[DATASET EXCERPT]

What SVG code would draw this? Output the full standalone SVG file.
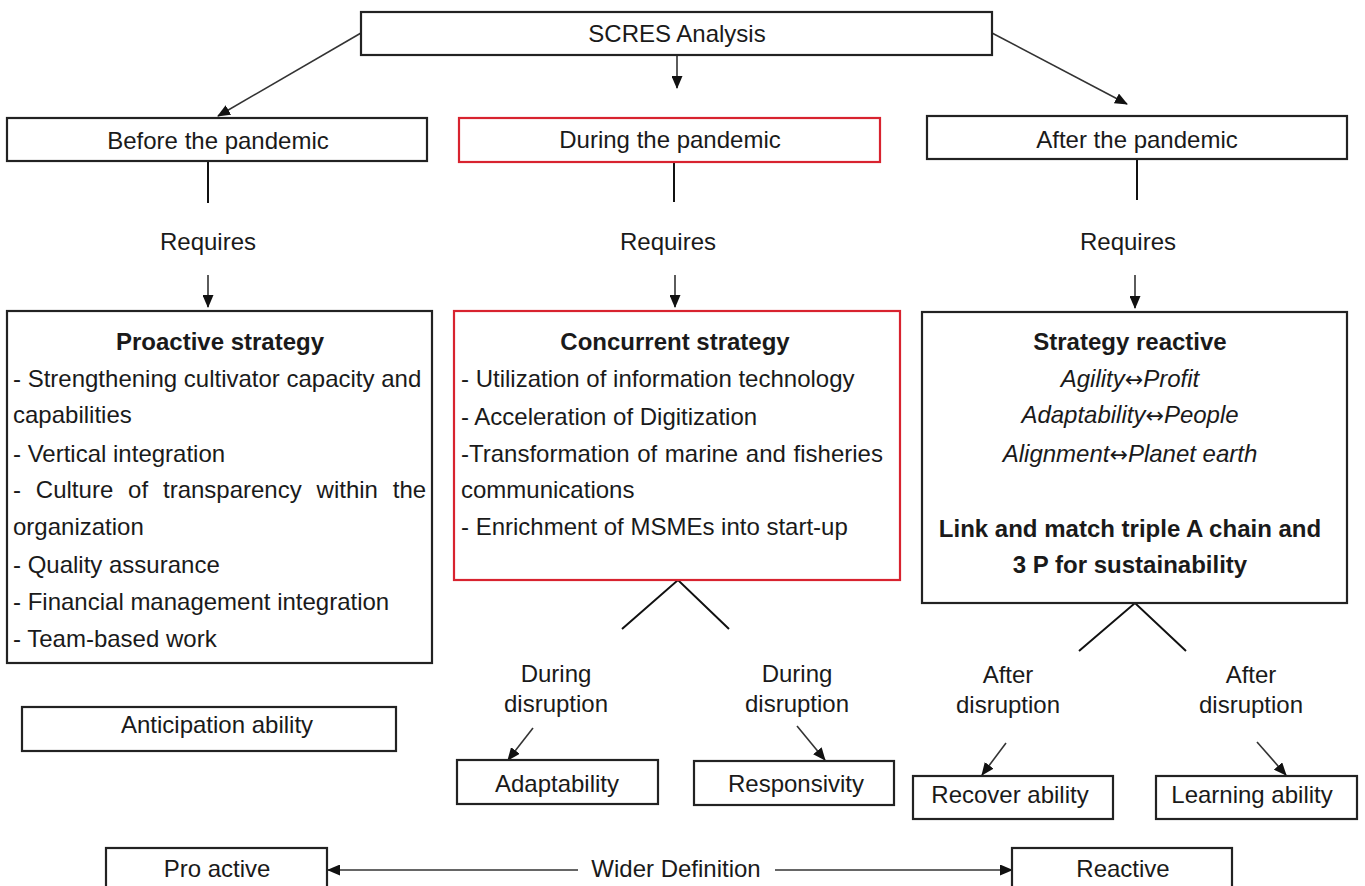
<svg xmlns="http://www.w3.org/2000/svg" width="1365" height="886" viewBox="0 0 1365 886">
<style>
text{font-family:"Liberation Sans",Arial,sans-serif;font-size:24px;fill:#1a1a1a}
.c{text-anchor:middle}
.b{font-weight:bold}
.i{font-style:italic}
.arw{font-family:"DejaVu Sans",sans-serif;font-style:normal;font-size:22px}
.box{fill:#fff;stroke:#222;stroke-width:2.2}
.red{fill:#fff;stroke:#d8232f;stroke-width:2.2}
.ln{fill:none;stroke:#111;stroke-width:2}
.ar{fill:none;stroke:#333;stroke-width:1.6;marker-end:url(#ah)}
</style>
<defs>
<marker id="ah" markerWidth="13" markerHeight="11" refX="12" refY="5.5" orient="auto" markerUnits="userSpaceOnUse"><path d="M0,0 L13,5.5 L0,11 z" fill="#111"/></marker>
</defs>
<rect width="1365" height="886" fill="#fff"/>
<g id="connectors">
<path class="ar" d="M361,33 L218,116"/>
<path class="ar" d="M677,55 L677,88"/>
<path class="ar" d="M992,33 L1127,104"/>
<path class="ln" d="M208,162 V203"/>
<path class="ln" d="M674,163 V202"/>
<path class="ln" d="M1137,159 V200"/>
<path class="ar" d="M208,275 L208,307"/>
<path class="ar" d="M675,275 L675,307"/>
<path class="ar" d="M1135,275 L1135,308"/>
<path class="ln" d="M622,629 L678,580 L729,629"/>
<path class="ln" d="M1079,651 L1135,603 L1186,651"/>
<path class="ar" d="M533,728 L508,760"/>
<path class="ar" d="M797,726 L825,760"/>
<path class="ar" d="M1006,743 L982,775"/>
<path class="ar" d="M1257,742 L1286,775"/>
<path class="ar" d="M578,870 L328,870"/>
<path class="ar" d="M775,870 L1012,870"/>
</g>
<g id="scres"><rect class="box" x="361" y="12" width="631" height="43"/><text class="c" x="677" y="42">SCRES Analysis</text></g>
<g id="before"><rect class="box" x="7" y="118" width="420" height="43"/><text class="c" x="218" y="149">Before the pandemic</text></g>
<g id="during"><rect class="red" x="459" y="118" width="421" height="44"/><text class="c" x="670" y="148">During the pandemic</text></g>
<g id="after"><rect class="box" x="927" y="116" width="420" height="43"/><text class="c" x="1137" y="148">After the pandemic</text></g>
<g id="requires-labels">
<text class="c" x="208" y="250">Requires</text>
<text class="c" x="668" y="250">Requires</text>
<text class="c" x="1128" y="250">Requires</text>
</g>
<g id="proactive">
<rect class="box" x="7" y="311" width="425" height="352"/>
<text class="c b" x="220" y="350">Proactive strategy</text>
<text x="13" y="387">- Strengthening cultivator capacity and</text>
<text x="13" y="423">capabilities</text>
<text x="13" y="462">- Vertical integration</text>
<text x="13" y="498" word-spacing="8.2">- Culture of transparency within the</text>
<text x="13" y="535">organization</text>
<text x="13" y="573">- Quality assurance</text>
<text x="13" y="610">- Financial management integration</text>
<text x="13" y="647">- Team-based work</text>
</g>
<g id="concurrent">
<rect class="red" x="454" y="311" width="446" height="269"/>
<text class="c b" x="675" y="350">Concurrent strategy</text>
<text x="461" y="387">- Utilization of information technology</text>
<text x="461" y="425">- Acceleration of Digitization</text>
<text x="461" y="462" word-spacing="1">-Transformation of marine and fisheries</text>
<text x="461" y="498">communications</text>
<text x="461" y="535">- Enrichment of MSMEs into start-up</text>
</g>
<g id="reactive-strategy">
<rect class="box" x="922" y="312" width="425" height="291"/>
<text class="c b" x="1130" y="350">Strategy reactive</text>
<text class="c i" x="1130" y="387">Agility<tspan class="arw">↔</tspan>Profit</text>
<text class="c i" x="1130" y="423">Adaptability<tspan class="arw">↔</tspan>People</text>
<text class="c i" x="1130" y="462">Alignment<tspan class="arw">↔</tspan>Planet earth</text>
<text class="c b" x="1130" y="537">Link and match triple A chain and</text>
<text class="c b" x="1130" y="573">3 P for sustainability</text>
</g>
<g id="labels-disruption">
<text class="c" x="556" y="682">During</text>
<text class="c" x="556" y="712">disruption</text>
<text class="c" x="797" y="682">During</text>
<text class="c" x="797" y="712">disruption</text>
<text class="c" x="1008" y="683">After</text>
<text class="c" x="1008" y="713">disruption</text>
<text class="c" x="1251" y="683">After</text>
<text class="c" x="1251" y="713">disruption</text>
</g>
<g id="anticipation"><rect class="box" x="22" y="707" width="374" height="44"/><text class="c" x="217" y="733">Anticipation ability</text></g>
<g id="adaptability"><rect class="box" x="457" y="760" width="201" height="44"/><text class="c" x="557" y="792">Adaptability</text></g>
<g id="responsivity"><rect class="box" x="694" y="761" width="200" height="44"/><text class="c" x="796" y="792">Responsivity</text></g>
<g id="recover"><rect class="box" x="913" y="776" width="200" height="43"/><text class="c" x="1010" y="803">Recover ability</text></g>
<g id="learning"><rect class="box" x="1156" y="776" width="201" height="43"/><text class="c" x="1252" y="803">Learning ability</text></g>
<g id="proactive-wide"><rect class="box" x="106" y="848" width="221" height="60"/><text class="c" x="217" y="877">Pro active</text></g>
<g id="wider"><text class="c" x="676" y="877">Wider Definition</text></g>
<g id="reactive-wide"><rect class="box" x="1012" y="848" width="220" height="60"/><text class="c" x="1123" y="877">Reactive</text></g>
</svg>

[THE REQUEST] Repeat the data in full and exactly. Omit pictures.

[SOLUTION TO THE PROBLEM]
What SVG code would draw this? Output the full standalone SVG file.
<svg xmlns="http://www.w3.org/2000/svg" width="1365" height="886" viewBox="0 0 1365 886">
<style>
text{font-family:"Liberation Sans",Arial,sans-serif;font-size:24px;fill:#1a1a1a}
.c{text-anchor:middle}
.b{font-weight:bold}
.i{font-style:italic}
.arw{font-family:"DejaVu Sans",sans-serif;font-style:normal;font-size:22px}
.box{fill:#fff;stroke:#222;stroke-width:2.2}
.red{fill:#fff;stroke:#d8232f;stroke-width:2.2}
.ln{fill:none;stroke:#111;stroke-width:2}
.ar{fill:none;stroke:#333;stroke-width:1.6;marker-end:url(#ah)}
</style>
<defs>
<marker id="ah" markerWidth="13" markerHeight="11" refX="12" refY="5.5" orient="auto" markerUnits="userSpaceOnUse"><path d="M0,0 L13,5.5 L0,11 z" fill="#111"/></marker>
</defs>
<rect width="1365" height="886" fill="#fff"/>
<g id="connectors">
<path class="ar" d="M361,33 L218,116"/>
<path class="ar" d="M677,55 L677,88"/>
<path class="ar" d="M992,33 L1127,104"/>
<path class="ln" d="M208,162 V203"/>
<path class="ln" d="M674,163 V202"/>
<path class="ln" d="M1137,159 V200"/>
<path class="ar" d="M208,275 L208,307"/>
<path class="ar" d="M675,275 L675,307"/>
<path class="ar" d="M1135,275 L1135,308"/>
<path class="ln" d="M622,629 L678,580 L729,629"/>
<path class="ln" d="M1079,651 L1135,603 L1186,651"/>
<path class="ar" d="M533,728 L508,760"/>
<path class="ar" d="M797,726 L825,760"/>
<path class="ar" d="M1006,743 L982,775"/>
<path class="ar" d="M1257,742 L1286,775"/>
<path class="ar" d="M578,870 L328,870"/>
<path class="ar" d="M775,870 L1012,870"/>
</g>
<g id="scres"><rect class="box" x="361" y="12" width="631" height="43"/><text class="c" x="677" y="42">SCRES Analysis</text></g>
<g id="before"><rect class="box" x="7" y="118" width="420" height="43"/><text class="c" x="218" y="149">Before the pandemic</text></g>
<g id="during"><rect class="red" x="459" y="118" width="421" height="44"/><text class="c" x="670" y="148">During the pandemic</text></g>
<g id="after"><rect class="box" x="927" y="116" width="420" height="43"/><text class="c" x="1137" y="148">After the pandemic</text></g>
<g id="requires-labels">
<text class="c" x="208" y="250">Requires</text>
<text class="c" x="668" y="250">Requires</text>
<text class="c" x="1128" y="250">Requires</text>
</g>
<g id="proactive">
<rect class="box" x="7" y="311" width="425" height="352"/>
<text class="c b" x="220" y="350">Proactive strategy</text>
<text x="13" y="387">- Strengthening cultivator capacity and</text>
<text x="13" y="423">capabilities</text>
<text x="13" y="462">- Vertical integration</text>
<text x="13" y="498" word-spacing="8.2">- Culture of transparency within the</text>
<text x="13" y="535">organization</text>
<text x="13" y="573">- Quality assurance</text>
<text x="13" y="610">- Financial management integration</text>
<text x="13" y="647">- Team-based work</text>
</g>
<g id="concurrent">
<rect class="red" x="454" y="311" width="446" height="269"/>
<text class="c b" x="675" y="350">Concurrent strategy</text>
<text x="461" y="387">- Utilization of information technology</text>
<text x="461" y="425">- Acceleration of Digitization</text>
<text x="461" y="462" word-spacing="1">-Transformation of marine and fisheries</text>
<text x="461" y="498">communications</text>
<text x="461" y="535">- Enrichment of MSMEs into start-up</text>
</g>
<g id="reactive-strategy">
<rect class="box" x="922" y="312" width="425" height="291"/>
<text class="c b" x="1130" y="350">Strategy reactive</text>
<text class="c i" x="1130" y="387">Agility<tspan class="arw">↔</tspan>Profit</text>
<text class="c i" x="1130" y="423">Adaptability<tspan class="arw">↔</tspan>People</text>
<text class="c i" x="1130" y="462">Alignment<tspan class="arw">↔</tspan>Planet earth</text>
<text class="c b" x="1130" y="537">Link and match triple A chain and</text>
<text class="c b" x="1130" y="573">3 P for sustainability</text>
</g>
<g id="labels-disruption">
<text class="c" x="556" y="682">During</text>
<text class="c" x="556" y="712">disruption</text>
<text class="c" x="797" y="682">During</text>
<text class="c" x="797" y="712">disruption</text>
<text class="c" x="1008" y="683">After</text>
<text class="c" x="1008" y="713">disruption</text>
<text class="c" x="1251" y="683">After</text>
<text class="c" x="1251" y="713">disruption</text>
</g>
<g id="anticipation"><rect class="box" x="22" y="707" width="374" height="44"/><text class="c" x="217" y="733">Anticipation ability</text></g>
<g id="adaptability"><rect class="box" x="457" y="760" width="201" height="44"/><text class="c" x="557" y="792">Adaptability</text></g>
<g id="responsivity"><rect class="box" x="694" y="761" width="200" height="44"/><text class="c" x="796" y="792">Responsivity</text></g>
<g id="recover"><rect class="box" x="913" y="776" width="200" height="43"/><text class="c" x="1010" y="803">Recover ability</text></g>
<g id="learning"><rect class="box" x="1156" y="776" width="201" height="43"/><text class="c" x="1252" y="803">Learning ability</text></g>
<g id="proactive-wide"><rect class="box" x="106" y="848" width="221" height="60"/><text class="c" x="217" y="877">Pro active</text></g>
<g id="wider"><text class="c" x="676" y="877">Wider Definition</text></g>
<g id="reactive-wide"><rect class="box" x="1012" y="848" width="220" height="60"/><text class="c" x="1123" y="877">Reactive</text></g>
</svg>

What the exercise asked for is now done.